Atul Bhole and Raghupathi Acharya, say that Tata Balanced follows an active duration management approach to manage interest rate risk and generate alpha
Atul Bhole and Raghupathi Acharya, fund managers, Tata Balanced, say that the guiding principle of their debt fund management process is SLR - Safety , Liquidity & Return.
What is your approach to managing the equity portfolio of this fund?
We primarily follow the Growth at Reasonable Price (GARP) approach with a very strong bias towards quality of businesses and managements. In some instances, we also buy and hold on to exceptional quality businesses even at slightly higher valuations for longer period of time to gain from the compounding characteristic in topline and profits. The focus is on evaluation of individual companies rather than taking outsized sectoral calls. We do not take market calls and prefer to remain invested across a diverse set of companies. So most of the time one would find the equity allocation on the higher side. Large-cap and mid-cap proportion is maintained at 40-45% and 30-35% range within 75% of equity allocation.
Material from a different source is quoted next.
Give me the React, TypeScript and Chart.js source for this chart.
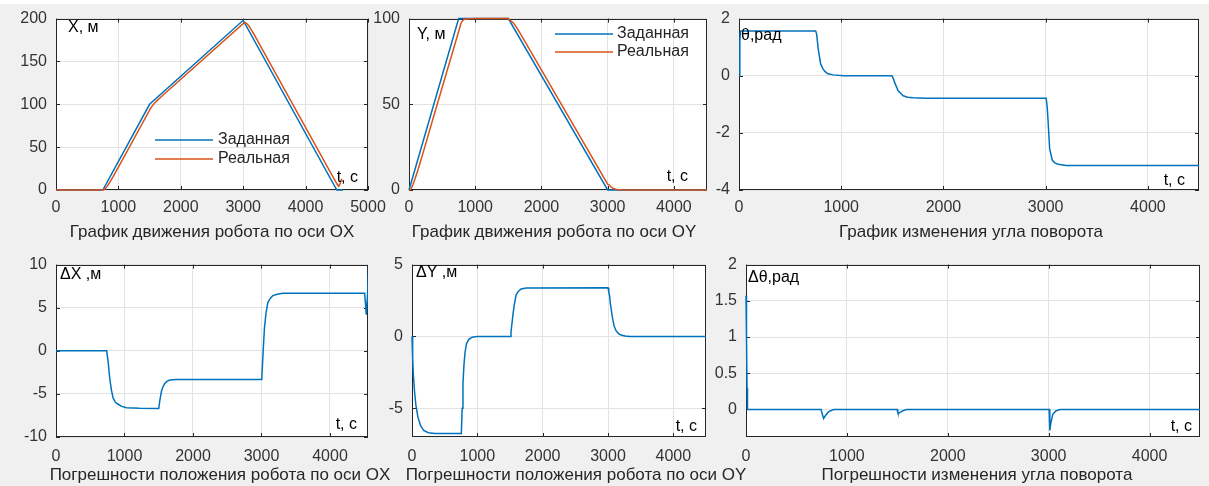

Each sector is played through a basket of 5-8 companies. Top holding is ~4-4.5% and then there is tail of 55-65 stocks to reduce concentration and to capture more opportunities.
What is your approach to managing the fixed income portfolio of this fund?
The guiding principle of our debt fund management process is SLR - Safety, Liquidity & Return. The fund mainly invests in medium to long dated liquid sovereign and higher rated corporate bonds and money market instruments. The fund follows an active duration management approach to manage interest rate risk and generate alpha , based on the prevailing macro-economic situation in the economy. Towards this, end, the fund generally keeps an overweight position on sovereign bonds as they are highly liquid. Besides, the fund takes exposure to only high quality AAA papers, avoiding exposure to lower rated debt instruments.
How often do you re-balance your debt and equity allocation?
Debt and equity are re-balanced on a dynamic basis. As we do not take market call and time to market, the equity allocation remains on the higher side. Because of dynamic re-balancing, buying on dips and profit booking at higher prices happens regularly, which helps in the long-term.